Take the fact that everyone who could be considered a villain is attired in clothes that makes them stand out from everyone else (the serial killing sanitation worker wears bright orange, for example or a date rapist is wrapped in a lime green shirt) and acts like some sort of subconscious supervillain costume; even Dunn’s rain slicker give him a Batman-esque, avenging angel kind of vibe.
For a film that’s so restrained, Shyamalan laces the film with subtle humour that breathes life into proceedings and saves it from becoming too maudlin; the scene where David and his perminantly wide-eye son test the limits to his strength is a great example of how Shyamalan constructs his stories. It’s slow, deliberate and yet it’s completely engrossing and utterly fascinating; utilizing various different angles, blocking (notice how amusingly the son gets further away the heavier the weights get due to David’s safety concerns) and James Newton Howard’s gorgeous score plays up David’s heart breakingly noble journey of a man who’s sacrificed the promise of his youth for a love that has faded and who has another chance to realize his true potential.

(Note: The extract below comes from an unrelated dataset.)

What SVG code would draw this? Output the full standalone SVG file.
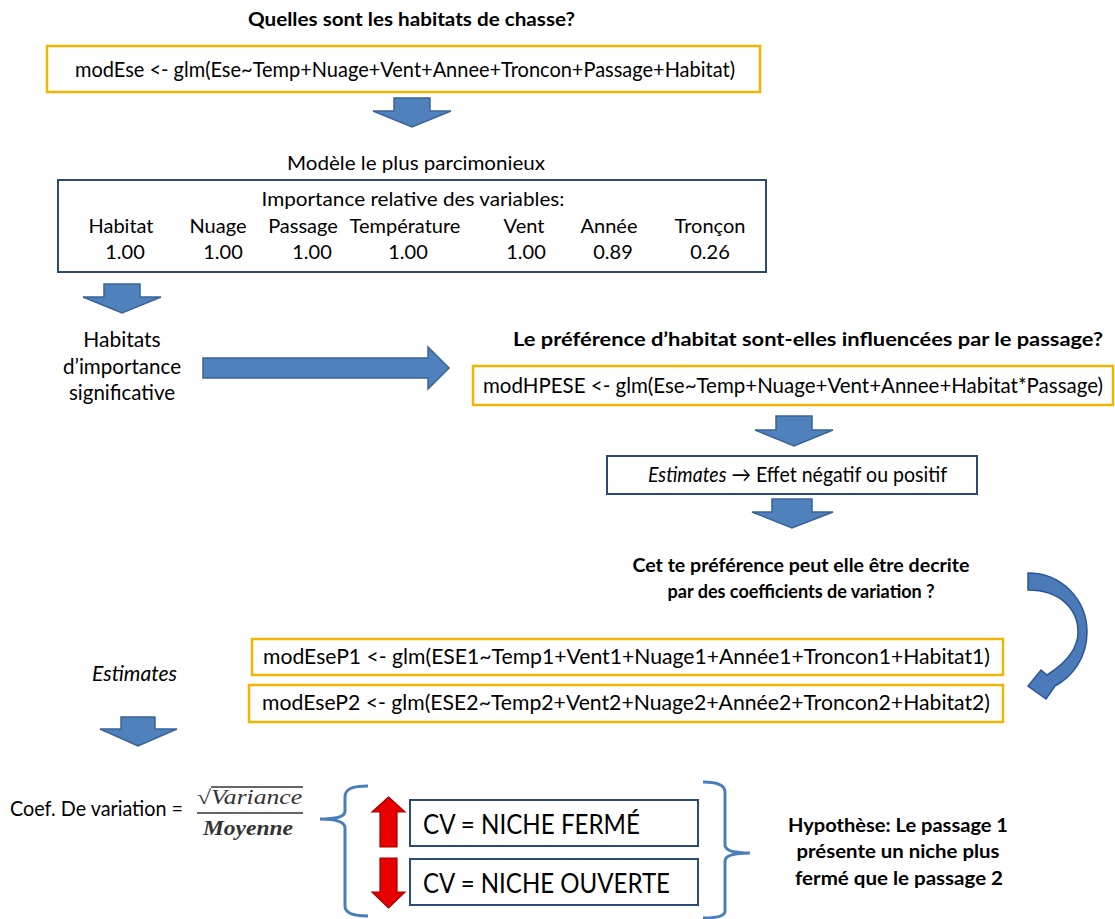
<svg xmlns="http://www.w3.org/2000/svg" width="1115" height="919" viewBox="0 0 1115 919">
<style>
text{font-family:Lato,"Open Sans","Liberation Sans",sans-serif;fill:#000}
.b{font-weight:bold;font-size:19px}
.r{font-size:21px}
.t{font-size:20px}
.ybox{fill:#fff;stroke:#f5b400;stroke-width:2.5}
.bbox{fill:#fff;stroke:#2a4a78;stroke-width:2}
.arr{fill:#4f81bd;stroke:#3a6495;stroke-width:1.5}
.red{fill:#e80000;stroke:#a00000;stroke-width:1.2}
.brace{fill:none;stroke:#4a7ebb;stroke-width:3}
.m{text-anchor:middle}
.math{font-family:"Liberation Serif",serif;font-style:italic;font-size:20px;fill:#333}
</style>
<rect width="1115" height="919" fill="#fff"/>

<g id="q1"><text class="b m" x="411.5" y="26" textLength="327" lengthAdjust="spacingAndGlyphs">Quelles sont les habitats de chasse?</text></g>
<g id="modEse">
<rect class="ybox" x="47" y="46" width="713" height="46"/>
<text class="r" x="75" y="77" textLength="660" lengthAdjust="spacingAndGlyphs">modEse &lt;- glm(Ese~Temp+Nuage+Vent+Annee+Troncon+Passage+Habitat)</text>
</g>
<g id="modele"><text class="t m" x="416" y="170" textLength="258" lengthAdjust="spacingAndGlyphs">Modèle le plus parcimonieux</text></g>
<g id="importance">
<rect class="bbox" x="58" y="180" width="708" height="92"/>
<text class="t m" x="413" y="206" textLength="303" lengthAdjust="spacingAndGlyphs">Importance relative des variables:</text>
<text class="t m" x="121" y="233">Habitat</text>
<text class="t m" x="218" y="233">Nuage</text>
<text class="t m" x="303" y="233">Passage</text>
<text class="t m" x="405" y="233">Température</text>
<text class="t m" x="524" y="233">Vent</text>
<text class="t m" x="609" y="233">Année</text>
<text class="t m" x="710" y="233">Tronçon</text>
<text class="t m" x="125" y="259">1.00</text>
<text class="t m" x="223" y="259">1.00</text>
<text class="t m" x="312" y="259">1.00</text>
<text class="t m" x="408" y="259">1.00</text>
<text class="t m" x="526" y="259">1.00</text>
<text class="t m" x="613" y="259">0.89</text>
<text class="t m" x="710" y="259">0.26</text>
</g>
<g id="habitats">
<text class="r m" x="122" y="347">Habitats</text>
<text class="r m" x="122" y="374" textLength="118" lengthAdjust="spacingAndGlyphs">d’importance</text>
<text class="r m" x="122" y="400" textLength="106" lengthAdjust="spacingAndGlyphs">significative</text>
</g>
<g id="q2"><text class="b m" x="808" y="346" textLength="590" lengthAdjust="spacingAndGlyphs">Le préférence d’habitat sont-elles influencées par le passage?</text></g>
<g id="modHPESE">
<rect class="ybox" x="473" y="366" width="640" height="39"/>
<text class="r" x="483" y="393" textLength="620" lengthAdjust="spacingAndGlyphs">modHPESE &lt;- glm(Ese~Temp+Nuage+Vent+Annee+Habitat*Passage)</text>
</g>
<g id="estimates1">
<rect class="bbox" x="607" y="456" width="370" height="38"/>
<text class="r" x="648" y="482" textLength="299" lengthAdjust="spacingAndGlyphs"><tspan font-style="italic">Estimates</tspan> → Effet négatif ou positif</text>
</g>
<g id="q3">
<text class="b m" x="801" y="572" textLength="337" lengthAdjust="spacingAndGlyphs">Cet te préférence peut elle être decrite</text>
<text class="b m" x="801" y="598" textLength="267" lengthAdjust="spacingAndGlyphs">par des coefficients de variation ?</text>
</g>
<g id="modEseP1">
<rect class="ybox" x="252" y="639" width="751" height="36"/>
<text class="r" x="263" y="664" textLength="727" lengthAdjust="spacingAndGlyphs">modEseP1 &lt;- glm(ESE1~Temp1+Vent1+Nuage1+Année1+Troncon1+Habitat1)</text>
</g>
<g id="modEseP2">
<rect class="ybox" x="249" y="685" width="754" height="37"/>
<text class="r" x="262" y="710" textLength="728" lengthAdjust="spacingAndGlyphs">modEseP2 &lt;- glm(ESE2~Temp2+Vent2+Nuage2+Année2+Troncon2+Habitat2)</text>
</g>
<g id="estimates2"><text class="r" x="92" y="681" font-style="italic" textLength="85" lengthAdjust="spacingAndGlyphs">Estimates</text></g>
<g id="coef">
<text class="r" x="10" y="816" textLength="173" lengthAdjust="spacingAndGlyphs">Coef. De variation =</text>
<text class="math" x="197" y="804" textLength="105" lengthAdjust="spacingAndGlyphs">√Variance</text>
<line x1="211" y1="787" x2="303" y2="787" stroke="#333" stroke-width="1.5"/>
<line x1="197" y1="813" x2="303" y2="813" stroke="#333" stroke-width="1.5"/>
<text class="math" x="203" y="835" font-weight="bold" textLength="90" lengthAdjust="spacingAndGlyphs">Moyenne</text>
</g>
<g id="cvferme">
<rect class="bbox" x="410" y="800" width="288" height="46"/>
<text x="423" y="834" font-size="27" textLength="217" lengthAdjust="spacingAndGlyphs">CV = NICHE FERMÉ</text>
</g>
<g id="cvouverte">
<rect class="bbox" x="410" y="859" width="288" height="46"/>
<text x="423" y="893" font-size="27" textLength="247" lengthAdjust="spacingAndGlyphs">CV = NICHE OUVERTE</text>
</g>
<g id="hypothese">
<text class="b m" x="898" y="832" textLength="220" lengthAdjust="spacingAndGlyphs">Hypothèse: Le passage 1</text>
<text class="b m" x="898" y="858" textLength="203" lengthAdjust="spacingAndGlyphs">présente un niche plus</text>
<text class="b m" x="899" y="885" textLength="208" lengthAdjust="spacingAndGlyphs">fermé que le passage 2</text>
</g>

<g id="connectors">
<path class="arr" d="M394,98 H430 V111 H451 L412,127 L373,111 H394 Z"/>
<path class="arr" d="M104,284 H140 V297 H161 L122,313 L83,297 H104 Z"/>
<path class="arr" d="M203,358 H428 V347 L449,368 L428,389 V378 H203 Z"/>
<path class="arr" d="M776,416 H812 V430 H833 L794,446 L755,430 H776 Z"/>
<path class="arr" d="M772,499 H812 V512 H833 L792,528 L752,512 H772 Z"/>
<path d="M1028,573 C1062,573 1087,600 1087,632 C1087,658 1072,677 1055,686 L1046,699 L1028,686 L1041,670 L1047,675 C1066,663 1078,648 1078,632 C1078,609 1060,590 1028,590 Z" fill="#4a7ab8" stroke="#2f5597" stroke-width="1.5"/>
<path class="arr" d="M121,717 H155 V729 H177 L138,746 L100,729 H121 Z"/>
<path class="brace" d="M368,786 C352,786 345,789 345,797 V811 C345,817 336,819 320,819 C336,819 345,822 345,828 V906 C345,913 352,916 368,916"/>
<path class="brace" d="M703,782 C718,782 725,785 725,792 V845 C725,850 733,853 750,853 C733,853 725,856 725,861 V911 C725,916 718,918 703,918"/>
<path class="red" d="M388.5,797 L405,812 H397 V847 H380 V812 H372 Z"/>
<path class="red" d="M380,858 H397 V892 H405 L388.5,908 L372,892 H380 Z"/>
</g>
</svg>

In some ways, Shyamalan’s compulsive need to deploy a twist before the credits roll almost capsizes Unbreakable before it’s done and the final realization that Elijah isn’t so much David’s Professor X but in fact is his Lex Luthor felt a little rushed when the film was released. However, what with the film now retroactively being part of the director’s Eastrail 177 trilogy (name for the rail disaster David survives) along with Split and Glass, the rather abrupt denouement now plays much better, therefore making the only weakness this masterpiece had simply melt away.
While the promised battles on the horizon promised by Unbreakable’s ending may have been somewhat mishandled by 2019’s Glass, this first installment remains an evergreen, restrained meditation in a sub-genre known for splashy colours and skintight lycra.